The declaration requests collaborations with industry to abide by the same standards expected of academic research.
Beyond mathematics
Although the declaration focuses on mathematics, the authors stress that similar issues arise in other academic fields and creative industries. The discussion therefore raises a broader question: how do we maintain control, reliability, and recognition in a rapidly changing technological landscape?
The message of the Leiden Declaration is clear: AI offers major opportunities, but without deliberate choices and shared responsibility, it may place the foundations of science under pressure. According to the authors, we need to act now.

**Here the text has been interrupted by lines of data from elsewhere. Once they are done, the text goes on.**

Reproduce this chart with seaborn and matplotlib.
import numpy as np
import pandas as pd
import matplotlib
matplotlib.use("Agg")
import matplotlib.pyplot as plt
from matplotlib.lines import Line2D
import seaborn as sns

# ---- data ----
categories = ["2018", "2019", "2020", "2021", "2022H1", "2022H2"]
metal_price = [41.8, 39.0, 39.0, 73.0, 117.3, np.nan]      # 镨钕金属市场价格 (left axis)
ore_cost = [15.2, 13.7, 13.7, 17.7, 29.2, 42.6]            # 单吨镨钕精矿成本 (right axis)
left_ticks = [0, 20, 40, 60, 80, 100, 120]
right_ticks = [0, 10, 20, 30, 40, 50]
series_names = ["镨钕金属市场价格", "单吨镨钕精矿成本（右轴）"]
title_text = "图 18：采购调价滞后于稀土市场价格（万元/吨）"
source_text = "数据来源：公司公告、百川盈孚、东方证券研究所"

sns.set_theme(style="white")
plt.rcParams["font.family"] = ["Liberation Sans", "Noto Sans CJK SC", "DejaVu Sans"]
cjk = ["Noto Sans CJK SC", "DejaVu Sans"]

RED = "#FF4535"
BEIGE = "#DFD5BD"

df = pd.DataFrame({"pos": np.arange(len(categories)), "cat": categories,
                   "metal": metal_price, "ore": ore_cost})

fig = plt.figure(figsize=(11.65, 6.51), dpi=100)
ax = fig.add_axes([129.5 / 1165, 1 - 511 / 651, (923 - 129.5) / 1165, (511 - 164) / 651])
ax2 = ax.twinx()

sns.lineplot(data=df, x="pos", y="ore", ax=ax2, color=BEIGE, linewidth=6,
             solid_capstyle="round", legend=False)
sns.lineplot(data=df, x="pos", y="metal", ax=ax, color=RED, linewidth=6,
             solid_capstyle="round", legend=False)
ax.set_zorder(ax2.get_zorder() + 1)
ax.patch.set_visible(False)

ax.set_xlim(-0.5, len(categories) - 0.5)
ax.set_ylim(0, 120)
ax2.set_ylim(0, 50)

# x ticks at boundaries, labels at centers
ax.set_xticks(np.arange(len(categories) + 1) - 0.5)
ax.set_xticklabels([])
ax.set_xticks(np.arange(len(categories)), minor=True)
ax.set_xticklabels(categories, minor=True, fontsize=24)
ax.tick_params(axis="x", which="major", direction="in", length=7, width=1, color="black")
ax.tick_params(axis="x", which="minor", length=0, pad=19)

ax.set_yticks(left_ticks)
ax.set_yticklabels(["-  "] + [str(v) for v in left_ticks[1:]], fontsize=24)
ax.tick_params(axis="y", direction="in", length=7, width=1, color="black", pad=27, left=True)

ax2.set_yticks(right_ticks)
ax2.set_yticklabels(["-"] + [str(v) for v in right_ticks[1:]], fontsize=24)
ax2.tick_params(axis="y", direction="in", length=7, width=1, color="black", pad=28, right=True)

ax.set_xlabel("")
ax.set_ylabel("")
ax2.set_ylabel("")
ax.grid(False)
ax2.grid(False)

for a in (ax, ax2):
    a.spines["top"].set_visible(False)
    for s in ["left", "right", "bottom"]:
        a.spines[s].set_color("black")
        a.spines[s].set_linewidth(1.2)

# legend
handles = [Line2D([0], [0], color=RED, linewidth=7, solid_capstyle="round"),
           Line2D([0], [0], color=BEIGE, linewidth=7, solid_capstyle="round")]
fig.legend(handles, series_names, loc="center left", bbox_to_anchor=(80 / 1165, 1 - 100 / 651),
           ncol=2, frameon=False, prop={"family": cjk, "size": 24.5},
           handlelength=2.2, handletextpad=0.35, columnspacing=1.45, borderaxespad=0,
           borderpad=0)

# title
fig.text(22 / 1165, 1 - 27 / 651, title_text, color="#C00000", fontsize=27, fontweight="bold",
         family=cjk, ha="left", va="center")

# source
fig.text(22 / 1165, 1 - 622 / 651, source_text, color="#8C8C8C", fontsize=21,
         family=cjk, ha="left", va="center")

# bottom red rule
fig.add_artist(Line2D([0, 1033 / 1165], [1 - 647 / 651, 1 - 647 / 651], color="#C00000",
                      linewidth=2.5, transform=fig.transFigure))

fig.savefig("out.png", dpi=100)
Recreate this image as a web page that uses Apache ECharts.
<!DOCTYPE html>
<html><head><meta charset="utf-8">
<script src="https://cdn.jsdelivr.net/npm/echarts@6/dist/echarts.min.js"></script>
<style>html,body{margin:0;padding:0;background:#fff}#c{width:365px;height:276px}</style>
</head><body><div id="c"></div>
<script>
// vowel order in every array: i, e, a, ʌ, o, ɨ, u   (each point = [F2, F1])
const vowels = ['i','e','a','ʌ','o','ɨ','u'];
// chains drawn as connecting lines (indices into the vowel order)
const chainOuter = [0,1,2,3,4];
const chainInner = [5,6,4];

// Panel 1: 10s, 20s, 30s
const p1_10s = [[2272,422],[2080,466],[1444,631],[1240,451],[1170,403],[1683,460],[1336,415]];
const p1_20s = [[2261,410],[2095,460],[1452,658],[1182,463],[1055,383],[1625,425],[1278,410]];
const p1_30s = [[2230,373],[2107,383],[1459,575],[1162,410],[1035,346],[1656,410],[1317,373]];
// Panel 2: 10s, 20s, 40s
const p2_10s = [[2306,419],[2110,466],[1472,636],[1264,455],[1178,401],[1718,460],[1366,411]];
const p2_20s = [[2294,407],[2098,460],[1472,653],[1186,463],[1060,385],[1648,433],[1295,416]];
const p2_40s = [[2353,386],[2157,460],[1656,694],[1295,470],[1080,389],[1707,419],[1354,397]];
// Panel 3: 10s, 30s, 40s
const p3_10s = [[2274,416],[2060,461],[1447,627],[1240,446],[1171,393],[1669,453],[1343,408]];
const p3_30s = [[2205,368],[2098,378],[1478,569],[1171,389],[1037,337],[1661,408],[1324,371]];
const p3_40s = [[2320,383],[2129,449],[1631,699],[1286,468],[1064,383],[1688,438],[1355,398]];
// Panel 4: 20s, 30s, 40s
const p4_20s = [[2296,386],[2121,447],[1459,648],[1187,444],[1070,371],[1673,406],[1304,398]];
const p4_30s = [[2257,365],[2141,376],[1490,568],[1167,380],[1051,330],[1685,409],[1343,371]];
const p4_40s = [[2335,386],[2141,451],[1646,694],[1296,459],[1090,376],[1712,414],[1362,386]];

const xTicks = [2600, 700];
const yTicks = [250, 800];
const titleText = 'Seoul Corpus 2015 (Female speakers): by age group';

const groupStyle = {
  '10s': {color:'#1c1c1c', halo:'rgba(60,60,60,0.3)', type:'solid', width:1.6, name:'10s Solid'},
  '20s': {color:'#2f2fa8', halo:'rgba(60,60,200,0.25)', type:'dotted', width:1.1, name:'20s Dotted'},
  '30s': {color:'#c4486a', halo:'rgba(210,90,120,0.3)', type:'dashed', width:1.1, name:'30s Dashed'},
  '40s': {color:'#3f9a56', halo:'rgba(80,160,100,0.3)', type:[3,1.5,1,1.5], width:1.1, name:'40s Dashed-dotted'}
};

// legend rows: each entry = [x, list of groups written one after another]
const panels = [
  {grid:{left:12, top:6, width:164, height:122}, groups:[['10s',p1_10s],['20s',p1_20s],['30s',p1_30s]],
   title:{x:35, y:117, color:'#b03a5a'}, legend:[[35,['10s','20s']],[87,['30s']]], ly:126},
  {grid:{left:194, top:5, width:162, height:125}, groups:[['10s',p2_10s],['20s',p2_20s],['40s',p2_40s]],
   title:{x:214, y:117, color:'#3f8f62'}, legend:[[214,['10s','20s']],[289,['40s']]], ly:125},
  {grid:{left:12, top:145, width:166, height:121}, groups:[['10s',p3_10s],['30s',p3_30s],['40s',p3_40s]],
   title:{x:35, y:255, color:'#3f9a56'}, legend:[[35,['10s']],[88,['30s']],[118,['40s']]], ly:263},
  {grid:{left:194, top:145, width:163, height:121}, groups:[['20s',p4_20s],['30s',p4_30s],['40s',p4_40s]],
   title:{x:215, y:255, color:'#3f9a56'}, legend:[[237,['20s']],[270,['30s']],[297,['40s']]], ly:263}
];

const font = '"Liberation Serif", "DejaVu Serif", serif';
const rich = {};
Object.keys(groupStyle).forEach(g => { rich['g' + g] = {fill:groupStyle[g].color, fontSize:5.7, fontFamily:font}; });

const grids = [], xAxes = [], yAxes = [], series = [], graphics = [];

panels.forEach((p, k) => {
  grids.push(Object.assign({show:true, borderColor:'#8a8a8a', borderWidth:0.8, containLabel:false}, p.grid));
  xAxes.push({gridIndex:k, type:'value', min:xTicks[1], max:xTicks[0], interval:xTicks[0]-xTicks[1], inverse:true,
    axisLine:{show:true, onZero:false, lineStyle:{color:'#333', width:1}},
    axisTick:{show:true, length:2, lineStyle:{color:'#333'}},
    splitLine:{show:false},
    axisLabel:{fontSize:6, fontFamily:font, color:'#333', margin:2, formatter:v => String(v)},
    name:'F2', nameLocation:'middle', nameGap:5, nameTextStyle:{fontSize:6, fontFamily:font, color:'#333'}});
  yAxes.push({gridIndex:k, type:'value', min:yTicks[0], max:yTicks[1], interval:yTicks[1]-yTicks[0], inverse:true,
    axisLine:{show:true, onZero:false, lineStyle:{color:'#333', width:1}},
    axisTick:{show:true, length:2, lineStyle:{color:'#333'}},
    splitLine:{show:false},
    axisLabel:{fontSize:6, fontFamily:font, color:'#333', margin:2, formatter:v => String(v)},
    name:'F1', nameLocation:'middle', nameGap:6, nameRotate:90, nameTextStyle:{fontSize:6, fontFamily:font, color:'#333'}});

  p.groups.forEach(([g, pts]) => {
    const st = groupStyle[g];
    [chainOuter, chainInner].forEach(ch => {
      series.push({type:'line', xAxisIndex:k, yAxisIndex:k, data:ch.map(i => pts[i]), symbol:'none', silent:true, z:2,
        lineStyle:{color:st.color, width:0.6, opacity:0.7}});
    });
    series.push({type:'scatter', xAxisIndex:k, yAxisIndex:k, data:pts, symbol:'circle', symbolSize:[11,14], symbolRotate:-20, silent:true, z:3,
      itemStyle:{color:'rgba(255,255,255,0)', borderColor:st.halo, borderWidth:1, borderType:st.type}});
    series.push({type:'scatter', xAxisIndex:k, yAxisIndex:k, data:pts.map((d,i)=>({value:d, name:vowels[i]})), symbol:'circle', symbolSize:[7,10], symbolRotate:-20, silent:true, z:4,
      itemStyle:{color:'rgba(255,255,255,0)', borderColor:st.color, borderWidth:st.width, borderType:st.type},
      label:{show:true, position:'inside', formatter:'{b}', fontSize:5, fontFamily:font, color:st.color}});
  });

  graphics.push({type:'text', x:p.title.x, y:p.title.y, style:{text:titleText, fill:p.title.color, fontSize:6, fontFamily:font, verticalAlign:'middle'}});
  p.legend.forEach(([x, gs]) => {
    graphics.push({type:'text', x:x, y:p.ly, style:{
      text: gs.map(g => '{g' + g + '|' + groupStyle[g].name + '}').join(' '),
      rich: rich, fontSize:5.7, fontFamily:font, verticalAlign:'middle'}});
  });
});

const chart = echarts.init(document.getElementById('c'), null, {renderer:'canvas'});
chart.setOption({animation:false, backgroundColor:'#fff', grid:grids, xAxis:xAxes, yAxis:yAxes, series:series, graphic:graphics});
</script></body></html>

From workshop to declaration
The idea for a declaration emerged during the NIAS-Lorentz Workshop on Mechanization and Mathematical Research in September 2025 in Leiden, which discussed the implications of rapid developments in technology for the practice of mathematics. The event brought together around sixty researchers from ten countries – including mathematicians, computer scientists, and scholars from the humanities and social sciences – and also included a public symposium.
The Leiden Declaration was written by a working group of sixteen participants from this group, convened by Jim Portegies of the Eindhoven University of Technology and in consultation with a wide range of members of the mathematical community.
The authors are Jarod Alper (University of Washington), Michael Barany (University of Edinburgh), Alain Chavarri Villarello (Vrije Universiteit Amsterdam), Sander Dahmen (Vrije Universiteit Amsterdam), Walter Dean (University of Warwick), Karthik Ganapathy (University of California, San Diego), Michael Harris (Columbia University), David Holmes (Leiden University), Mateja Jamnik (University of Cambridge), Steven Kelk (Maastricht University), Bryna Kra (Northwestern University), Ursula Martin (University of Oxford), Bartosz Naskręcki (Adam Mickiewicz University and Warsaw University of Technology), Rodrigo Ochigame (Leiden University), Jim Portegies (Eindhoven University of Technology), and Johannes Schmitt (ETH Zurich).